The Georgia Trust for Historic Preservation Nov. 15 released its 2018 list of 10 Places in Peril in the state, including the old National Library Bindery Co. building in Buckhead.
Designed in 1929 by noted Atlanta architects A. Ten Eyck Brown and Alfredo Barili Jr., the structure housing National Library Bindery was the Southeast’s first library bindery and is one of the oldest remaining structures on Peachtree Road. Today the building is home to Peachtree Battle Antiques & Interiors.
The structure is threatened by demolition. In 2016, the building’s owner, Branch Properties, received approval for the construction of a new apartment building at the corner of Terrace Drive and Peachtree Road. The plan called for the demolition of several buildings, including the bindery. A demolition permit was issued by the city of Atlanta later that year. While Branch Properties later agreed to save an undetermined amount of the façade, nothing is certain at this point.
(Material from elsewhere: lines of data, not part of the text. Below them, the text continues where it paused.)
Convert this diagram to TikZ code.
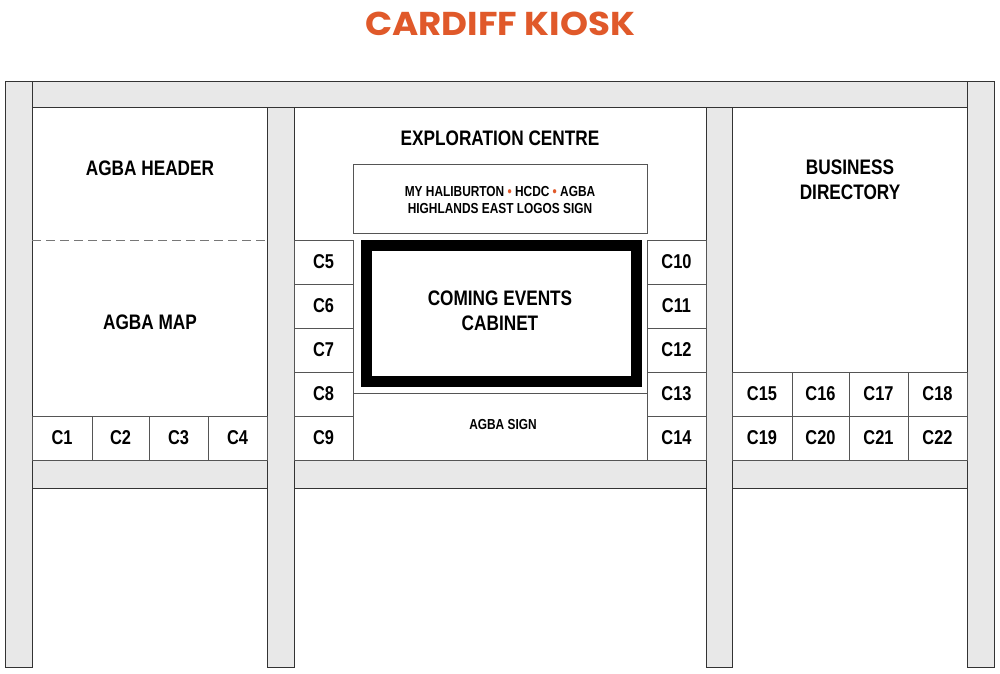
\documentclass[tikz,border=0pt]{standalone}
\usepackage{fontspec}
\setmainfont{Liberation Sans}
\newfontfamily\labfont[FakeStretch=0.82]{Liberation Sans}
\newfontfamily\titlefont[FakeStretch=1.08]{Poppins}
\definecolor{kfill}{HTML}{E8E8E8}
\definecolor{kline}{HTML}{333333}
\definecolor{kcell}{HTML}{555555}
\definecolor{korange}{HTML}{E0592A}
\begin{document}
\begin{tikzpicture}[x=1pt,y=-1pt,
  beam/.style={draw=kline,fill=kfill,line width=1pt},
  panel/.style={draw=kline,fill=white,line width=1pt},
  cellbox/.style={draw=kcell,line width=1pt},
  biglbl/.style={font=\labfont\bfseries\fontsize{21}{25}\selectfont,align=center,inner sep=0pt},
  clbl/.style={font=\labfont\bfseries\fontsize{20}{24}\selectfont,inner sep=0pt},
  smalllbl/.style={font=\labfont\bfseries\fontsize{14.5}{16.5}\selectfont,align=center,inner sep=0pt},
  dot/.style={text=korange}
]
\useasboundingbox (0,0) rectangle (1000,673);
\fill[white] (0,0) rectangle (1000,673);
% title
\node[font=\titlefont\bfseries\fontsize{33}{38}\selectfont,text=korange,inner sep=0pt] (title) at (500,24) {CARDIFF KIOSK};
% panels
\draw[panel] (32,107) rectangle (267,460);
\draw[panel] (294,107) rectangle (706,460);
\draw[panel] (732,107) rectangle (967,460);
% posts and beams
\draw[beam] (5,81) rectangle (32,667);
\draw[beam] (967,81) rectangle (994,667);
\draw[beam] (32,81) rectangle (967,107);
\draw[beam] (267,107) rectangle (294,667);
\draw[beam] (706,107) rectangle (732,667);
\draw[beam] (32,460) rectangle (267,488);
\draw[beam] (294,460) rectangle (706,488);
\draw[beam] (732,460) rectangle (967,488);
% left panel
\draw[kcell!80,line width=1pt,dash pattern=on 9pt off 5pt] (32,240) -- (267,240);
\node[biglbl] (agbaheader) at (150,168) {AGBA HEADER};
\node[biglbl] (agbamap) at (150,322) {AGBA MAP};
\foreach \xa/\xb/\n in {32/92/1,92/149/2,149/208/3,208/267/4}{
  \draw[cellbox] (\xa,416) rectangle (\xb,460);
  \node[clbl] (c\n) at ({(\xa+\xb)/2},438) {C\n};
}
% centre panel
\node[biglbl] (explore) at (500,138) {EXPLORATION CENTRE};
\draw[cellbox] (353,164) rectangle (647,233);
\node[smalllbl] (logos) at (500,200) {MY HALIBURTON {\color{korange}\textbullet} HCDC {\color{korange}\textbullet} AGBA\\HIGHLANDS EAST LOGOS SIGN};
\foreach \ya/\yb/\n/\m in {240/284/5/10,284/328/6/11,328/372/7/12,372/416/8/13,416/460/9/14}{
  \draw[cellbox] (294,\ya) rectangle (353,\yb);
  \draw[cellbox] (647,\ya) rectangle (706,\yb);
  \node[clbl] (c\n) at (323.5,{(\ya+\yb)/2}) {C\n};
  \node[clbl] (c\m) at (676.5,{(\ya+\yb)/2}) {C\m};
}
\draw[black,line width=11pt,fill=white] (366,245) rectangle (636,381);
\node[biglbl] (cabinet) at (500,310.5) {COMING EVENTS\\CABINET};
\draw[cellbox] (353,393) rectangle (647,460);
\node[smalllbl] (agbasign) at (503,424) {AGBA SIGN};
% right panel
\node[biglbl] (business) at (850,180) {BUSINESS\\DIRECTORY};
\foreach \xa/\xb/\n/\m in {732/792/15/19,792/849/16/20,849/908/17/21,908/967/18/22}{
  \draw[cellbox] (\xa,372) rectangle (\xb,416);
  \draw[cellbox] (\xa,416) rectangle (\xb,460);
  \node[clbl] (c\n) at ({(\xa+\xb)/2},394) {C\n};
  \node[clbl] (c\m) at ({(\xa+\xb)/2},438) {C\m};
}
\end{tikzpicture}
\end{document}
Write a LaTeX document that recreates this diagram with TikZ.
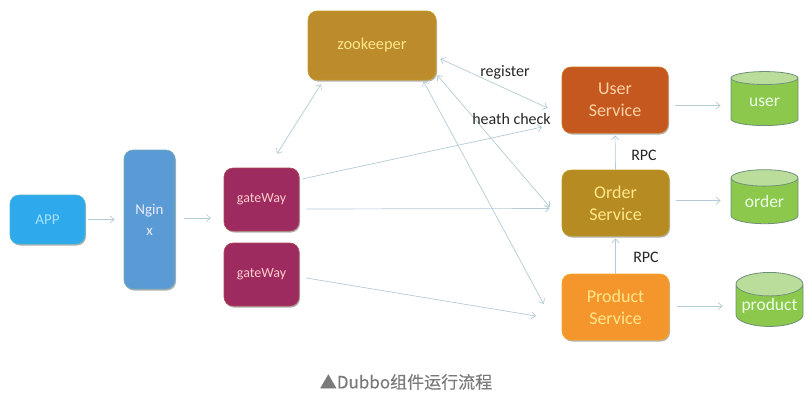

Other sites on the Places in Peril list are: the A.J. Gillen Department Store in Maxeys (Oglethorpe County); Bibb City Elementary School in Columbus (Muscogee County); the Cuthbert Water Tower in Cuthbert (Randolph County); Fire Station No. 2 in Rome (Floyd County); the Fort Valley Freight Depot in Fort Valley (Peach County); the Foster-Thomason-Miller House in Madison (Morgan County); the Kit Jones Vessel constructed on Sapelo Island (McIntosh County); Olmsted Linear Park Properties in Atlanta (DeKalb County) and Underground Savannah (Chatham County).
“This is the Trust’s 30th annual Places in Peril list,” Mark C. McDonald, the trust’s president and CEO, said in a news release. “We hope the list will continue to bring preservation solutions to Georgia’s imperiled historic resources by highlighting ten representative sites.”
Places in Peril is designed to raise awareness about Georgia’s significant historic, archaeological and cultural resources, including buildings, structures, districts, archaeological sites and cultural landscapes that are threatened by demolition, neglect, lack of maintenance, inappropriate development or insensitive public policy.
Through Places in Peril, the trust will encourage owners and individuals, organizations and communities to employ proven preservation tools, financial resources and partnerships in order to reclaim, restore and revitalize historic properties that are in peril.
Founded in 1973, the trust works for the preservation and revitalization of Georgia’s diverse historic resources and advocates their appreciation, protection and use.
The trust will premiere its 2018 list of the 10 Places in Peril in Georgia at a reception Nov. 15 at 6 p.m. at Rhodes Hall in Midtown.